Check the accuracy of the result. In my experience ExponentialUtilities is faster than KrylovKit with default settings. However KrylovKit tries very hard to give you the most accurate result (by using restart IIRC) while ExponentialUtilities just gives you less accurate results.

@Oscar_Smith How to reduce the number of allocations for expv? So in my work, I have to repeatedly apply the exp(im*H), where H is Hermitian, on a state, which gets updated in each run. Because of large memory allocations, I end up getting much slower computation with expv, than with exponential!. Here is a minimal working code for the latter

function run_sim(t_final, U, initial_state, final_state)
for t in 1:t_final
final_state .= U * initial_state
end
final_state
end
function main(n)
d = 2^n
initial_state = rand(ComplexF64, d)
final_state = initial_state
t_final = 10
A = rand(ComplexF64, (d, d))
H = (A .+ A') / 2
U = exponential!(im*H)
for _ in 1:10
final_state .= run_sim(t_final, U, initial_state, final_state)
end
end
@time main(10);
1.326368 seconds (122 allocations: 145.607 MiB)

Here is the same code using expv

function run_sim(t_final, H, initial_state, final_state)
for t in 1:t_final
final_state .= expv(im, H, initial_state)
end
final_state
end
function main(n)
d = 2^n
initial_state = rand(ComplexF64, d)
final_state = initial_state
t_final = 10
A = rand(ComplexF64, (d, d))
H = (A .+ A') / 2
for _ in 1:10
final_state .= run_sim(t_final, H, initial_state, final_state)
end
end
@time main(10);
5.373086 seconds (4.91 k allocations: 101.364 MiB)

You can reuse some memory by using caches but unfortunately the docs are broken for that.

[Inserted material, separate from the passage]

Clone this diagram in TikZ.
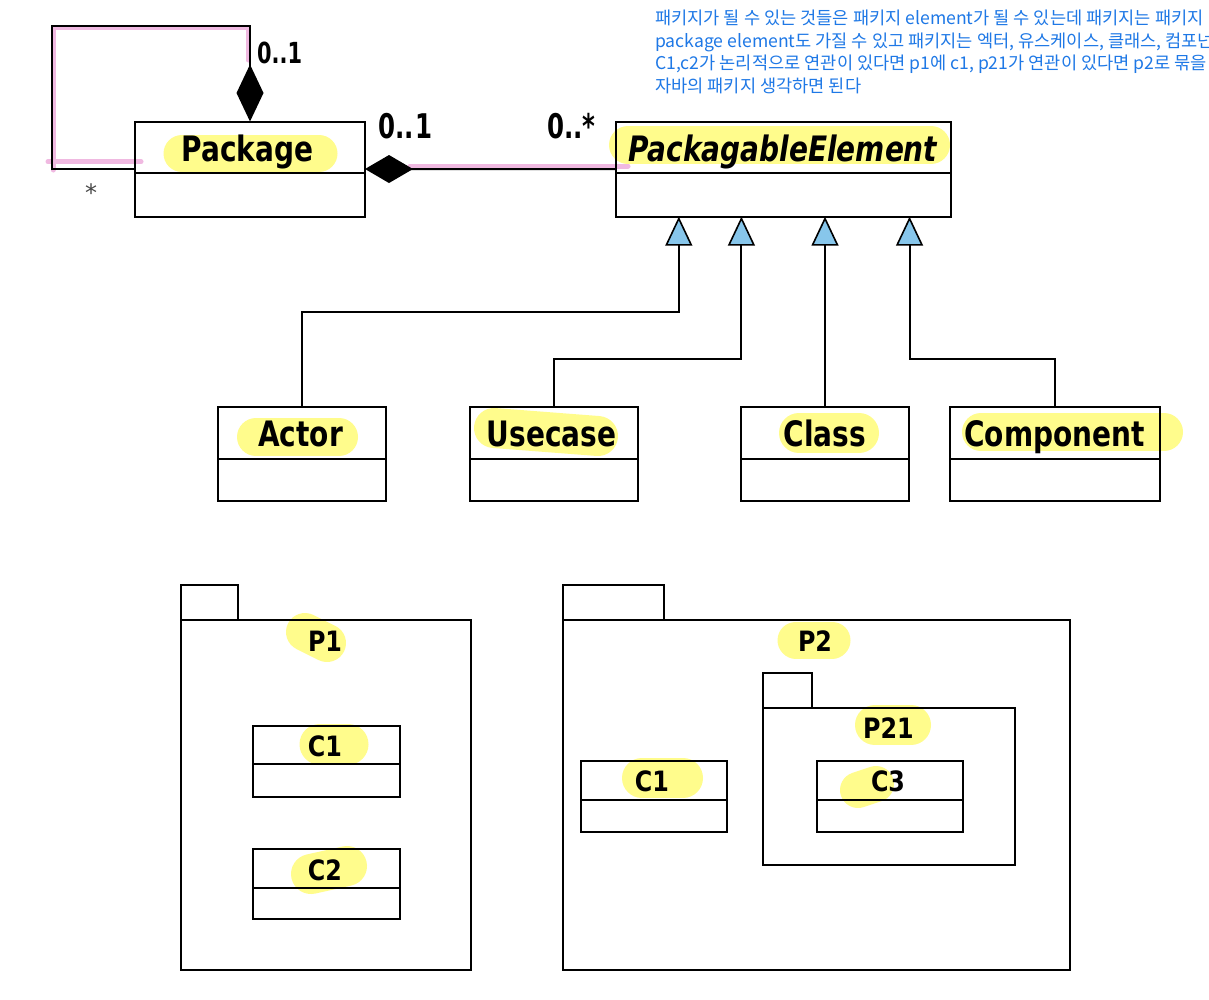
\documentclass[tikz,border=0pt]{standalone}
\usepackage{fontspec}
\setmainfont{DejaVu Sans}
\newfontfamily\lblfont[FakeStretch=0.8]{DejaVu Sans}
\newfontfamily\smfont[FakeStretch=0.85]{DejaVu Sans}
\newfontfamily\multfont[FakeStretch=0.72]{DejaVu Sans}
\newfontfamily\krfont{Noto Sans CJK KR}
\usetikzlibrary{arrows.meta,calc}
\definecolor{hlyellow}{RGB}{255,252,140}
\definecolor{hlpink}{RGB}{240,185,225}
\definecolor{trifill}{RGB}{135,198,235}
\definecolor{notecol}{RGB}{30,120,230}
\definecolor{stargray}{RGB}{70,70,70}
\begin{document}
\begin{tikzpicture}[x=1pt,y=-1pt,
  cbox/.style={draw,line width=2pt,inner sep=0pt,outer sep=0pt},
  pkgbox/.style={draw,line width=1.8pt,inner sep=0pt,outer sep=0pt},
  divline/.style={line width=2pt},
  biglabel/.style={font=\lblfont\bfseries\fontsize{35}{35}\selectfont,inner sep=0pt,anchor=base},
  smalllabel/.style={font=\smfont\bfseries\fontsize{28}{28}\selectfont,inner sep=0pt,anchor=base},
  mult/.style={font=\multfont\bfseries\fontsize{#1}{#1}\selectfont,inner sep=0pt,anchor=base west},
  hl/.style={draw=hlyellow,line width=#1,line cap=round},
  hl/.default=38pt,
  pinkmark/.style={draw=hlpink,line width=5pt,line cap=round,line join=round},
  assoc/.style={draw,line width=2pt},
  gen/.style={draw,line width=2pt,-{Triangle[length=29pt,width=27pt,fill=trifill,line width=1.6pt]}},
  note/.style={font=\krfont\fontsize{17.6}{17.6}\selectfont,text=notecol,inner sep=0pt,anchor=base west},
]
\fill[white] (0,0) rectangle (1209,999);
\useasboundingbox (0,0) rectangle (1209,999);

% ---------- highlighter marks (yellow) ----------
\draw[hl=37pt] (182,153.5) -- (319,153.5);
\draw[hl=38pt] (628,145) -- (931,145);
\draw[hl=38pt] (256,437) -- (339,437);
\draw[hl=40pt] (494,428) -- (598,436);
\draw[hl=40pt] (799,433) -- (859,433);
\draw[hl=38pt] (981,432) -- (1164,432);
\draw[hl=38pt] (305,632) -- (327,643);
\draw[hl=41pt] (320,744) -- (348,744);
\draw[hl=40pt] (311,874) -- (347,866);
\draw[hl=37pt] (796,640) -- (832,640);
\draw[hl=40pt] (875,725) -- (911,725);
\draw[hl=40pt] (642,778) -- (683,778);
\draw[hl=36pt] (858,790) -- (876,784);

% ---------- pink marks ----------
\draw[pinkmark] (48,161.7) -- (141,161.7);
\draw[pinkmark] (53,170) -- (53,27) -- (248,27) -- (248,60);
\draw[pinkmark] (410,166) -- (628,166);

% ---------- class boxes ----------
\node[cbox,minimum width=230pt,minimum height=95pt] (pkg) at (250,169) {};
\draw[divline] (pkg.west |- 0,173.3) -- (pkg.east |- 0,173.3);
\node[biglabel] (pkgl) at (247.5,161.5) {Package};

\node[cbox,minimum width=334.5pt,minimum height=95pt] (pe) at (783.3,169.2) {};
\draw[divline] (pe.west |- 0,173.3) -- (pe.east |- 0,173.3);
\node[biglabel,font=\lblfont\bfseries\itshape\fontsize{35}{35}\selectfont] (pel) at (783,161.7) {PackagableElement};

\node[cbox,minimum width=168pt,minimum height=94pt] (actor) at (302,453.7) {};
\draw[divline] (actor.west |- 0,459) -- (actor.east |- 0,459);
\node[biglabel] (actorl) at (300.5,446.7) {Actor};

\node[cbox,minimum width=168pt,minimum height=94pt] (uc) at (553.5,453.7) {};
\draw[divline] (uc.west |- 0,459) -- (uc.east |- 0,459);
\node[biglabel] (ucl) at (551.5,446.7) {Usecase};

\node[cbox,minimum width=168pt,minimum height=94pt] (cls) at (825,453.7) {};
\draw[divline] (cls.west |- 0,459) -- (cls.east |- 0,459);
\node[biglabel] (clsl) at (825,446.7) {Class};

\node[cbox,minimum width=210pt,minimum height=94pt] (comp) at (1055,453.7) {};
\draw[divline] (comp.west |- 0,459) -- (comp.east |- 0,459);
\node[biglabel] (compl) at (1054.6,446.7) {Component};

% ---------- associations ----------
\coordinate (loopTL) at (51.5,26);
\draw[assoc,{Diamond[length=57pt,width=27pt]}-] (pkg.north) -- (pkg.north |- loopTL) -- (loopTL) -- (loopTL |- pkg.west) -- (pkg.west);
\draw[assoc,{Diamond[length=48pt,width=28pt]}-] (pkg.east) -- (pe.west);

\node[mult=29] (m1) at (257,63) {0..1};
\node[mult=34] (m2) at (378,138) {0..\hspace{2pt}1};
\node[mult=34] (m3) at (547,138) {0..*};
\node[font=\fontsize{24}{24}\selectfont,text=stargray,inner sep=0pt] (m4) at (91,193) {*};

% ---------- generalizations ----------
\coordinate (g1) at ($(pe.south west)!0.1876!(pe.south east)$);
\coordinate (g2) at ($(pe.south west)!0.3748!(pe.south east)$);
\coordinate (g3) at (cls.north |- pe.south);
\coordinate (g4) at ($(pe.south west)!0.8774!(pe.south east)$);
\draw[gen] (actor.north) -- (actor.north |- 0,311.7) -| (g1);
\draw[gen] (uc.north) -- (uc.north |- 0,359) -| (g2);
\draw[gen] (cls.north) -- (g3);
\draw[gen] (comp.north) -- (comp.north |- 0,359) -| (g4);

% ---------- package P1 ----------
\node[pkgbox,minimum width=57pt,minimum height=35pt] (p1tab) at (209.5,602.5) {};
\node[pkgbox,minimum width=289.5pt,minimum height=350pt] (p1) at (326,795) {};
\node[smalllabel] (p1l) at (325,651) {P1};
\node[pkgbox,minimum width=146.5pt,minimum height=71pt] (c1a) at (326.6,761.2) {};
\draw[line width=1.8pt] (c1a.west |- 0,764.3) -- (c1a.east |- 0,764.3);
\node[smalllabel] (c1al) at (325,756) {C1};
\node[pkgbox,minimum width=146.5pt,minimum height=70.5pt] (c2) at (326.6,883.9) {};
\draw[line width=1.8pt] (c2.west |- 0,887.7) -- (c2.east |- 0,887.7);
\node[smalllabel] (c2l) at (325,880) {C2};

% ---------- package P2 ----------
\node[pkgbox,minimum width=101pt,minimum height=35pt] (p2tab) at (613.5,602.5) {};
\node[pkgbox,minimum width=507pt,minimum height=350pt] (p2) at (816.5,795) {};
\node[smalllabel] (p2l) at (815,651) {P2};
\node[pkgbox,minimum width=145.5pt,minimum height=71pt] (c1b) at (654,796.5) {};
\draw[line width=1.8pt] (c1b.west |- 0,799.7) -- (c1b.east |- 0,799.7);
\node[smalllabel] (c1bl) at (652,791.7) {C1};

\node[pkgbox,minimum width=49.5pt,minimum height=35pt] (p21tab) at (787.5,690.5) {};
\node[pkgbox,minimum width=252.5pt,minimum height=157pt] (p21) at (889,786.3) {};
\node[smalllabel] (p21l) at (888.5,738) {P21};
\node[pkgbox,minimum width=145.7pt,minimum height=71pt] (c3) at (890,796.5) {};
\draw[line width=1.8pt] (c3.west |- 0,799.7) -- (c3.east |- 0,799.7);
\node[smalllabel] (c3l) at (888,791.7) {C3};

% ---------- note ----------
\begin{scope}
\clip (0,0) rectangle (1209,999);
\node[note] (n1) at (655,24) {패키지가 될 수 있는 것들은 패키지 element가 될 수 있는데 패키지는 패키지};
\node[note] (n2) at (655,47) {package element도 가질 수 있고 패키지는 엑터, 유스케이스, 클래스, 컴포넌};
\node[note] (n3) at (655,69.5) {C1,c2가 논리적으로 연관이 있다면 p1에 c1, p21가 연관이 있다면 p2로 묶을 수};
\node[note] (n4) at (655,92) {자바의 패키지 생각하면 된다};
\end{scope}
\end{tikzpicture}
\end{document}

Here is how some of it works:

state = rand(ComplexF64, d)
krylovdim = 30 # default
# 1. create a Krylov subspace cache
KS = ExponentialUtilities.KrylovSubspace{ComplexF64}(length(state), min(krylovdim, length(state)))
# 2. populate Krylov space
ExponentialUtilities.arnoldi!(KS, H, state; ishermitian=true)
# 3. compute exponential, stores result back in state
ExponentialUtilities.expv!(state, -im*Δt, KS)
# now repeat 2. and 3.

I think this still allocates some memory but you cannot really work around it because you have complex valued states. But I am not quite sure about this.